Forum Moderators: open
I'm looking to get a set of numerical data representing the number of times a field appears in a DB table (MySQL), based on the top 10 in terms of quantity.
Example NAME field in the table might look like this:-
Bob
Adam
James
Bob
James
Andrew
Cecil
etc
The data I would need to get back would be:-
Bob - 2
James - 2
Adam - 1
Andrew - 1
Cecil - 1
.... order by most appearing first, then in descending order, limit of 10.
But I don't know what the names are beforehand, so I can't just count the number of times "james" appears, then the number of times "bob" appears etc.
Is it possible to do this in one or two queries?
Thanks!
TJ
One further addition (if this is possible) - the names are actually user-agents, and each has a version number which sometimes differs, eg:-
Adam 2.1.3
Adam 2.1.4
Adam 2.0.1.5
etc
But basically as far as my script is concerned, I'm only interested in whether or not it's "Adam".
Is it possible to implement a REGEX or "LIKE" into the query to ensure that duplicates of "Adam" with different version numbers are not returned separately, but all rolled into the one result?
Thanks again,
TJ
SELECT
name,
COUNT(name) AS occurs
FROM
(SELECT
CASE
WHEN POSITION(' ' IN name) > 0
THEN SUBSTRING(name FROM 1 FOR (POSITION(' ' IN name)) - 1)
ELSE name
END AS name
FROM names) AS t1
GROUP BY name
ORDER BY occurs DESC, name
LIMIT 10
;
Hmmm... problem is I have one in between:-
Adam/sgr-3.1.3(LS) 20
BillyBob
Adam/sgr-2.0.12(LS) 15
This might prove tricky.... I suppose I could always grab a set consisting of more records than I need, then parse them down?
We are going to SELECT the name from your database table but rather than select the entire name we just want the actual *name* part of it, not the numeric string.

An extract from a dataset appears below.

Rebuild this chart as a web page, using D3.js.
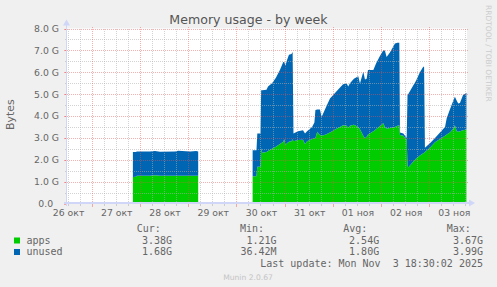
<!DOCTYPE html>
<html><head><meta charset="utf-8">
<script src="https://cdn.jsdelivr.net/npm/d3@7"></script>
<style>
html,body{margin:0;padding:0;background:#f0f0f0;}
svg{display:block;}
text{font-family:"DejaVu Sans",sans-serif;}
.mono{font-family:"DejaVu Sans Mono",monospace;white-space:pre;}
</style></head><body>
<script>
// ---- data (GB) ----
const times = [
 "2025-10-27 20:30","2025-10-27 22:00","2025-10-27 22:30","2025-10-28 05:00","2025-10-28 07:30","2025-10-28 10:00",
 "2025-10-28 17:30","2025-10-28 19:00","2025-10-29 01:00","2025-10-29 04:00","2025-10-29 05:00","2025-10-29 05:30",
 "2025-10-30 08:05","2025-10-30 10:00","2025-10-30 10:25","2025-10-30 12:00","2025-10-30 12:20","2025-10-30 12:50",
 "2025-10-30 15:00","2025-10-30 15:45","2025-10-30 17:45","2025-10-30 19:40","2025-10-30 21:40","2025-10-30 23:20",
 "2025-10-30 23:50","2025-10-31 00:25","2025-10-31 01:10","2025-10-31 02:10","2025-10-31 03:25","2025-10-31 04:00",
 "2025-10-31 04:25","2025-10-31 06:40","2025-10-31 09:10","2025-10-31 10:10","2025-10-31 11:10","2025-10-31 13:40",
 "2025-10-31 14:50","2025-10-31 15:20","2025-10-31 16:15","2025-10-31 17:35","2025-10-31 18:25","2025-10-31 20:35",
 "2025-10-31 22:35","2025-11-01 01:05","2025-11-01 03:35","2025-11-01 05:05","2025-11-01 06:55","2025-11-01 07:40",
 "2025-11-01 08:30","2025-11-01 10:30","2025-11-01 12:40","2025-11-01 13:30","2025-11-01 15:10","2025-11-01 16:00",
 "2025-11-01 16:50","2025-11-01 17:30","2025-11-01 20:10","2025-11-01 21:30","2025-11-01 23:30","2025-11-02 01:05",
 "2025-11-02 01:55","2025-11-02 02:45","2025-11-02 04:25","2025-11-02 06:55","2025-11-02 08:10","2025-11-02 09:05",
 "2025-11-02 09:25","2025-11-02 11:05","2025-11-02 11:55","2025-11-02 12:45","2025-11-02 13:10","2025-11-02 13:30",
 "2025-11-02 15:25","2025-11-02 17:20","2025-11-02 19:20","2025-11-02 21:00","2025-11-02 21:25","2025-11-02 21:50",
 "2025-11-03 00:20","2025-11-03 02:50","2025-11-03 05:20","2025-11-03 07:50","2025-11-03 08:40","2025-11-03 10:15",
 "2025-11-03 11:55","2025-11-03 12:45","2025-11-03 13:40","2025-11-03 14:25","2025-11-03 15:15","2025-11-03 16:45",
 "2025-11-03 18:30"
];
const apps = [
 1.21,1.22,1.27,1.27,1.29,1.27,
 1.27,1.27,1.27,1.27,1.27,null,
 1.25,1.25,1.68,1.68,2.53,2.32,
 2.35,2.40,2.50,2.60,2.72,2.82,
 2.94,2.67,2.75,2.82,2.85,2.94,
 2.85,2.90,2.92,2.72,2.85,2.95,
 2.98,3.00,3.28,3.13,3.10,3.15,
 3.25,3.38,3.50,3.58,3.55,3.45,
 3.55,3.60,3.50,3.40,3.10,2.98,
 3.05,3.15,3.30,3.40,3.54,3.67,
 3.50,3.42,3.45,3.50,3.55,3.58,
 3.13,3.10,3.00,2.95,1.75,1.65,
 1.85,2.05,2.20,2.30,2.32,2.35,
 2.55,2.80,2.95,3.10,3.15,3.25,
 3.42,3.58,3.30,3.28,3.30,3.35,
 3.38
];
const unused = [
 1.14,1.13,1.11,1.11,1.11,1.10,
 1.11,1.14,1.11,1.13,1.11,null,
 1.19,1.19,1.52,1.52,2.65,2.86,
 2.85,2.95,3.00,3.15,3.38,3.65,
 3.53,3.63,3.80,3.98,3.98,3.99,
 0.35,0.40,0.43,0.48,0.45,0.55,
 0.72,1.27,1.02,1.17,0.86,1.25,
 1.55,1.67,1.80,1.87,1.94,1.90,
 1.95,2.10,2.32,2.09,2.92,2.69,
 2.65,2.95,2.80,3.00,3.21,3.33,
 3.50,3.28,3.45,3.81,3.80,3.77,
 0.12,0.10,0.10,0.04,3.20,3.35,
 3.45,3.55,3.80,3.95,3.93,0.20,
 0.20,0.20,0.30,0.40,0.75,1.05,
 1.28,1.30,1.40,1.29,1.30,1.60,
 1.68
];
const yTickValues = [0,1,2,3,4,5,6,7,8];
const yTickLabels = ["0.0  ","1.0 G","2.0 G","3.0 G","4.0 G","5.0 G","6.0 G","7.0 G","8.0 G"];
const xTickDays = ["2025-10-26","2025-10-27","2025-10-28","2025-10-29","2025-10-30","2025-10-31","2025-11-01","2025-11-02","2025-11-03"];
const xTickLabels = ["26 окт","27 окт","28 окт","29 окт","30 окт","31 окт","01 ноя","02 ноя","03 ноя"];
const seriesNames = ["apps","unused"];
const seriesColors = ["#00CC00","#0066B3"];
const statHeaders = ["Cur:","Min:","Avg:","Max:"];
const appsStats = ["3.38G","1.21G","2.54G","3.67G"];
const unusedStats = ["1.68G","36.42M","1.80G","3.99G"];
const title = "Memory usage - by week";
const yLabel = "Bytes";
const lastUpdate = "Last update: Mon Nov  3 18:30:02 2025";
const footer = "Munin 2.0.67";
const sideText = "RRDTOOL / TOBI OETIKER";

// ---- layout ----
const W = 497, H = 287;
const X0 = 67, X1 = 467, Ytop = 28.5, Ybot = 203.5;
const parse = d3.utcParse("%Y-%m-%d %H:%M");
const parseDay = d3.utcParse("%Y-%m-%d");
const x = d3.scaleUtc()
  .domain([Date.UTC(2025,9,26,11,43), Date.UTC(2025,10,3,18,46)])
  .range([X0, X1]);
const y = d3.scaleLinear().domain([0,8]).range([Ybot, Ytop]);

const data = times.map((t,i) => ({t: parse(t), a: apps[i], u: unused[i]}));

const svg = d3.select("body").append("svg").attr("width", W).attr("height", H);
svg.append("rect").attr("width", W).attr("height", H).attr("fill", "#f0f0f0");
svg.append("rect").attr("x", X0).attr("y", Ytop).attr("width", X1 - X0).attr("height", Ybot - Ytop).attr("fill", "#ffffff");

// areas
const def = d => d.a != null && d.u != null;
const areaApps = d3.area().defined(def).x(d => x(d.t)).y0(y(0)).y1(d => y(d.a));
const areaUnused = d3.area().defined(def).x(d => x(d.t)).y0(d => y(d.a)).y1(d => y(d.a + d.u));
svg.append("path").datum(data).attr("d", areaApps).attr("fill", seriesColors[0]);
svg.append("path").datum(data).attr("d", areaUnused).attr("fill", seriesColors[1]);

// grid
const minorCol = "rgba(175,175,175,0.55)";
const majorCol = "rgba(235,80,80,0.45)";
const g = svg.append("g").attr("shape-rendering", "crispEdges");
const hMinor = d3.range(0.5, 8, 1);
hMinor.forEach(v => {
  const yy = Math.round(y(v)) + 0.5;
  g.append("line").attr("x1", X0 - 1).attr("x2", X1 + 1).attr("y1", yy).attr("y2", yy)
    .attr("stroke", minorCol).attr("stroke-dasharray", "1,1");
  g.append("line").attr("x1", X0 - 2).attr("x2", X0).attr("y1", yy).attr("y2", yy).attr("stroke", minorCol);
});
const vMinor = d3.utcHour.every(6).range(x.domain()[0], x.domain()[1]).filter(d => d.getUTCHours() !== 0);
vMinor.forEach(d => {
  const xx = Math.round(x(d)) + 0.5;
  g.append("line").attr("x1", xx).attr("x2", xx).attr("y1", Ytop).attr("y2", Ybot)
    .attr("stroke", minorCol).attr("stroke-dasharray", "1,1");
  g.append("line").attr("x1", xx).attr("x2", xx).attr("y1", Ybot).attr("y2", Ybot + 2).attr("stroke", minorCol);
});
yTickValues.forEach(v => {
  const yy = Math.round(y(v)) + 0.5;
  if (v > 0) g.append("line").attr("x1", X0 - 2).attr("x2", X1 + 2).attr("y1", yy).attr("y2", yy)
    .attr("stroke", majorCol).attr("stroke-dasharray", "1,1");
  g.append("line").attr("x1", X0 - 3).attr("x2", X0).attr("y1", yy).attr("y2", yy).attr("stroke", majorCol);
});
const vMajor = d3.utcDay.range(x.domain()[0], x.domain()[1]);
vMajor.forEach(d => {
  const xx = Math.round(x(d)) + 0.5;
  g.append("line").attr("x1", xx).attr("x2", xx).attr("y1", Ytop - 2).attr("y2", Ybot)
    .attr("stroke", majorCol).attr("stroke-dasharray", "1,1");
  g.append("line").attr("x1", xx).attr("x2", xx).attr("y1", Ybot).attr("y2", Ybot + 3).attr("stroke", majorCol);
});

// axes
const axisCol = "#CFD6F8";
g.append("line").attr("x1", X0 - 0.5).attr("x2", X0 - 0.5).attr("y1", Ybot + 2).attr("y2", Ytop - 5).attr("stroke", axisCol).attr("stroke-width", 1.5);
g.append("line").attr("x1", X0 - 3).attr("x2", X1 + 3).attr("y1", Ybot - 0.5).attr("y2", Ybot - 0.5).attr("stroke", axisCol).attr("stroke-width", 1.5);
svg.append("path").attr("d", `M${X0-4},${Ytop-3} L${X0+3},${Ytop-3} L${X0-0.5},${Ytop-9} Z`).attr("fill", axisCol);
svg.append("path").attr("d", `M${X1+2},${Ybot-4} L${X1+2},${Ybot+3} L${X1+8},${Ybot-0.5} Z`).attr("fill", axisCol);

// tick labels
const fontCol = "#666666";
svg.append("g").selectAll("text").data(yTickValues).join("text")
  .attr("x", 59).attr("y", v => y(v) + 3.4)
  .attr("text-anchor", "end").attr("font-size", 9.3).attr("fill", fontCol)
  .style("white-space", "pre")
  .text((v,i) => yTickLabels[i]);
svg.append("g").selectAll("text").data(xTickDays).join("text")
  .attr("x", d => x(d3.utcHour.offset(parseDay(d), 12)) + 1)
  .attr("y", 216)
  .attr("text-anchor", "middle").attr("font-size", 9.3).attr("fill", fontCol)
  .text((d,i) => xTickLabels[i]);

// title & labels
svg.append("text").attr("x", 248.5).attr("y", 24).attr("text-anchor", "middle")
  .attr("font-size", 12.6).attr("fill", "#555555").text(title);
svg.append("text").attr("transform", "translate(13.8,114.7) rotate(-90)")
  .attr("text-anchor", "middle").attr("font-size", 10.9).attr("fill", fontCol).text(yLabel);
svg.append("text").attr("transform", "translate(485.5,5) rotate(90)")
  .attr("text-anchor", "start").attr("font-size", 7.5).attr("fill", "#cccccc").text(sideText);

// legend
const hdrX = [136.7, 240, 343.3, 446.7];
const valX = [172, 276.5, 379.2, 483];
statHeaders.forEach((h,i) => {
  svg.append("text").attr("class", "mono").attr("x", hdrX[i]).attr("y", 232)
    .attr("font-size", 10).attr("fill", fontCol).text(h);
});
const rows = [appsStats, unusedStats];
const rowY = [243.5, 255];
seriesNames.forEach((name, r) => {
  svg.append("rect").attr("x", 14).attr("y", rowY[r] - 6).attr("width", 6).attr("height", 6)
    .attr("fill", seriesColors[r]);
  svg.append("text").attr("class", "mono").attr("x", 26.5).attr("y", rowY[r])
    .attr("font-size", 10).attr("fill", fontCol).text(name);
  rows[r].forEach((v,i) => {
    svg.append("text").attr("class", "mono").attr("x", valX[i]).attr("y", rowY[r])
      .attr("text-anchor", "end").attr("font-size", 10).attr("fill", fontCol).text(v);
  });
});
svg.append("text").attr("class", "mono").attr("x", 483).attr("y", 266.8)
  .attr("text-anchor", "end").attr("font-size", 10).attr("fill", fontCol).text(lastUpdate);
svg.append("text").attr("x", 248).attr("y", 279.5).attr("text-anchor", "middle")
  .attr("font-size", 7.6).attr("fill", "#c4c4c4").text(footer);
</script>
</body></html>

When you first showed the names it looked as if there was always a space in between the actual *name* and the *user-agent* part of it, the numbers.
Adam 2.1.3
1234567890
Next, we are using that value to extract just the name portion. SUBSTRING is taking just a piece of the name column and returning it for us. Remember that POSITION - 1 returned 4, so SUBSTRING(name FROM 1 FOR 4) gives us 'Adam'. I used a CASE logic construct just in case you had any user agents that did not have any spaces or numbers after their name, just the plain old name. If we don't do that, we would get a 0 value returned instead of the name because the POSTION would not find any space in the name, returning zero!
So, knowing that you can either add to your WHEN structure or as you said before you could use alternatives. REGEX is an option but not as portable. Sounds like you are using MySQL here, true? If so we could just throw down a REGEX. To adapt the existing query and keep it compliant you could:
SELECT
name,
COUNT(name) AS occurs
FROM
(SELECT
CASE
WHEN POSITION(' ' IN name) > 0
THEN SUBSTRING(name FROM 1 FOR (POSITION(' ' IN name)) - 1)
WHEN POSITION('/' IN name) > 0
THEN SUBSTRING(name FROM 1 FOR (POSITION('/' IN name)) - 1)
ELSE name
END AS name
FROM names) AS t1
GROUP BY name
ORDER BY occurs DESC, name
LIMIT 10
;